Forza Horizon 5 deftly walks a fine line by being an extremely deep and complex racing game that almost anyone can just pick up and play. The game has hundreds of cars that you can tweak endlessly to fit your driving style, and dozens of courses spread all over a gorgeous fictional corner of Mexico. If you crank up the difficulty, one mistake will sink your entire race, and the competition online can be just as fierce.

But if you’re new to racing games, Forza Horizon 5 does an excellent job at getting you up and running. The introduction to the game quickly gives you a taste at the four main race types you’ll come across (street racing, cross-country, etc.), and features like the rewind button mean that you can quickly erase mistakes if you try and take a turn too fast without having to restart your run. Quite simply, Forza Horizon 5 is a beautiful and fun game that works for just about any skill level. It’s easy to pick up and play a few races and move on with your day, or you can sink hours into it trying to become the best driver you can possibly be.

$39 at Steam

Square Enix

Single-player or multiplayer: Multiplayer | Free to play: Limited free trial

Final Fantasy XIV is an ideal MMO for people who don’t play MMOs. Yes, there’s a hotbar and raids and gear to loot, and yes, it requires an enormous time investment to get the most out of it. But at its core, this is a story-driven RPG like any other Final Fantasy. Most of it is built to be played solo; you can even tackle dungeons with AI party members instead of other people. The narrative grows in scope and nuance as you work through its four major expansions, but the base game has its virtues, too. It’s an epic about work, about putting in labor and compassion to rebuild a world that will always be a little broken, one quest at a time. The latest expansion, Endwalker, concludes the core, eight-year-long storyline in rousing fashion.

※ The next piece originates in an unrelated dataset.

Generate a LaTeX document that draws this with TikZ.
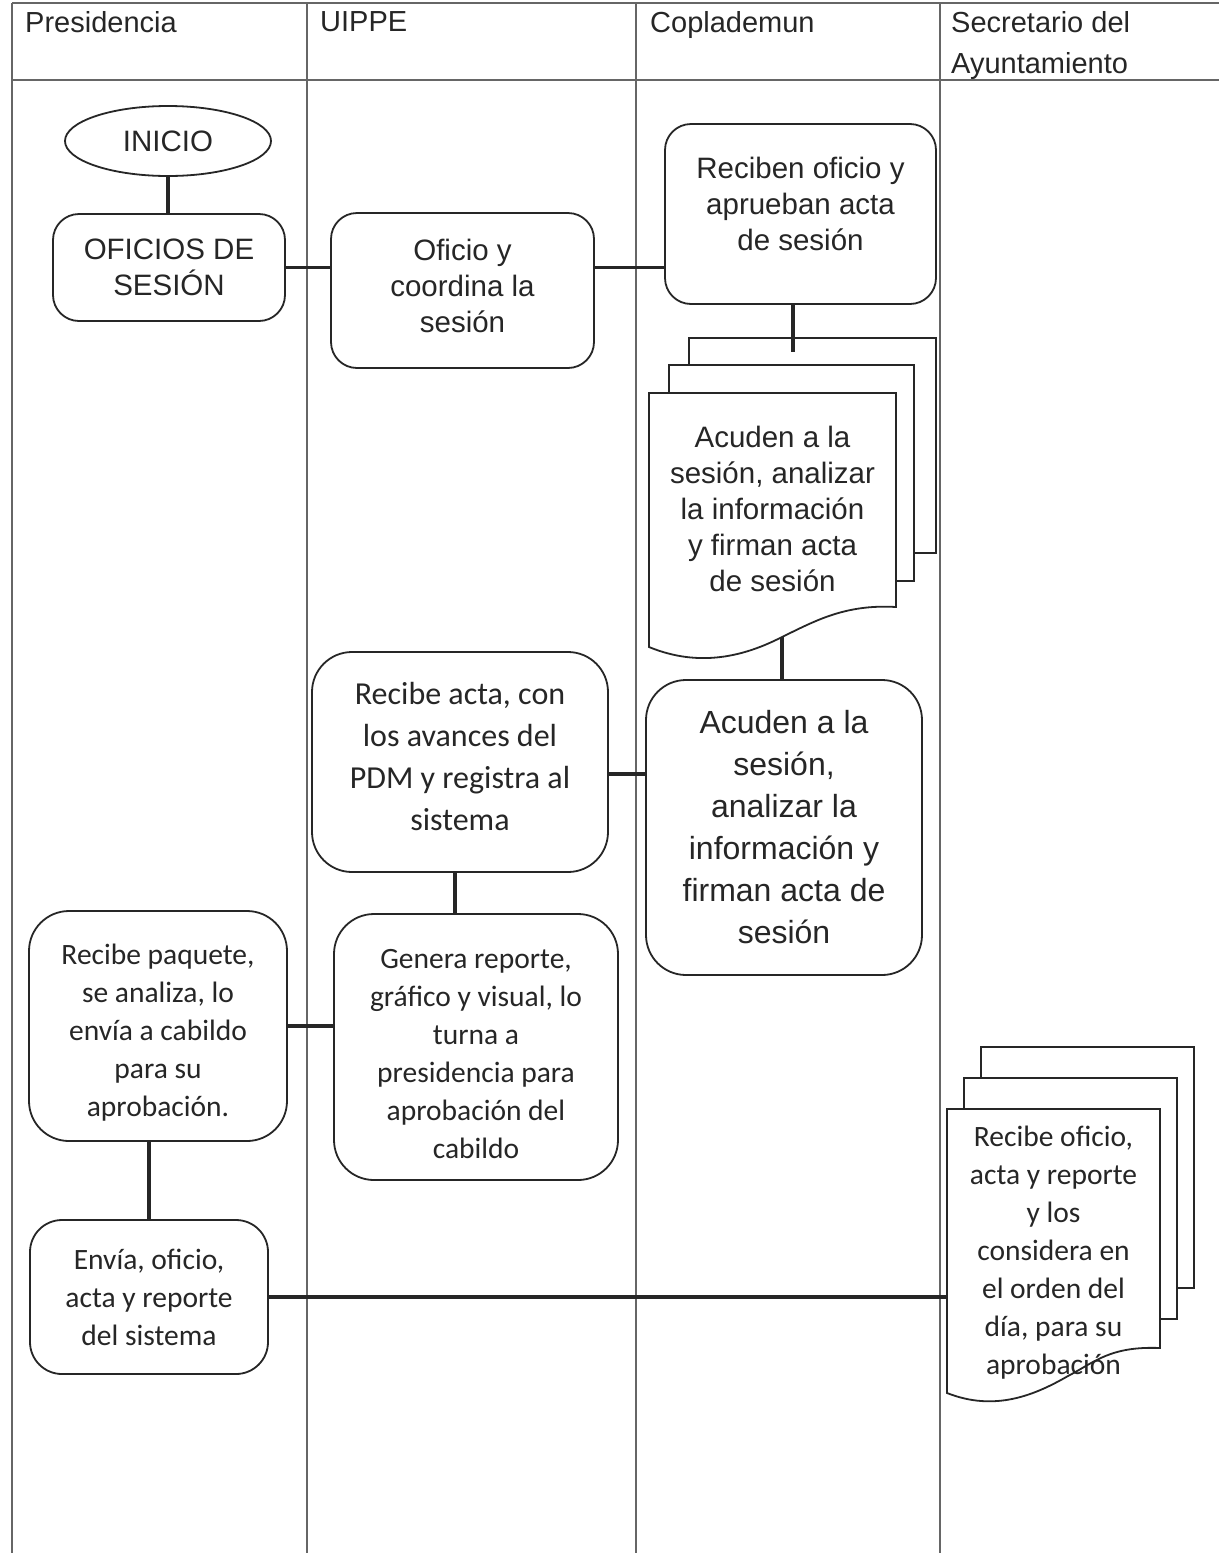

Being able to quickly swap between classes on one character lets you shake up the admittedly straightforward combat, and you can pick up side “jobs” that are more explicitly about existing in the land instead of saving it. If you want to craft meals as a Culinarian or harvest resources as a Botanist, go for it. If you want to hunt for treasure maps, play at the casino, battle in PvP arenas, listen to Bards play actual music or just be one of those buff green dudes who stands around Limsa Lominsa wearing nothing but bunny ears, you can. Like the best MMOs, Final Fantasy XIV feels like another world, one you’ll probably never grasp in its entirety. And if you do want to play with others, it’s all brought to life by a genuinely welcoming community. Just note that you’ll need to pay a monthly subscription fee, though you can access the base game and first expansion for no added cost.

$60 at Steam

SCS Software

Single-player or multiplayer: Both | Free to play: Limited free trial

Euro Truck Simulator 2 tasks you with driving a bunch of big trucks across Europe, delivering cargo and building out your own trucking business. As the name implies, it’s a sim, so the trucks handle realistically and you’re expected to follow the rules of the road, refuel your car and complete your deliveries on time, with minimal damage. This is a condensed version of Europe, but each trip takes time, and usually, little else of note happens along the way.

That slowness is the point. Euro Truck Simulator 2’s pleasures are similar to those of actual driving: cruising down an open road, listening to real streaming radio stations, glancing at the sights as you pass by. It’s a deeply relaxing game as a result. All you have is the road, a destination and a hulking rig to keep on track. You’ll get there when you get there. The management bits of Euro Truck Simulator 2 aren’t as interesting as the driving, but there are loads of mods and DLC to shake up the experience. If you’d prefer trucking through the US, American Truck Simulator is a similar title from the same studio.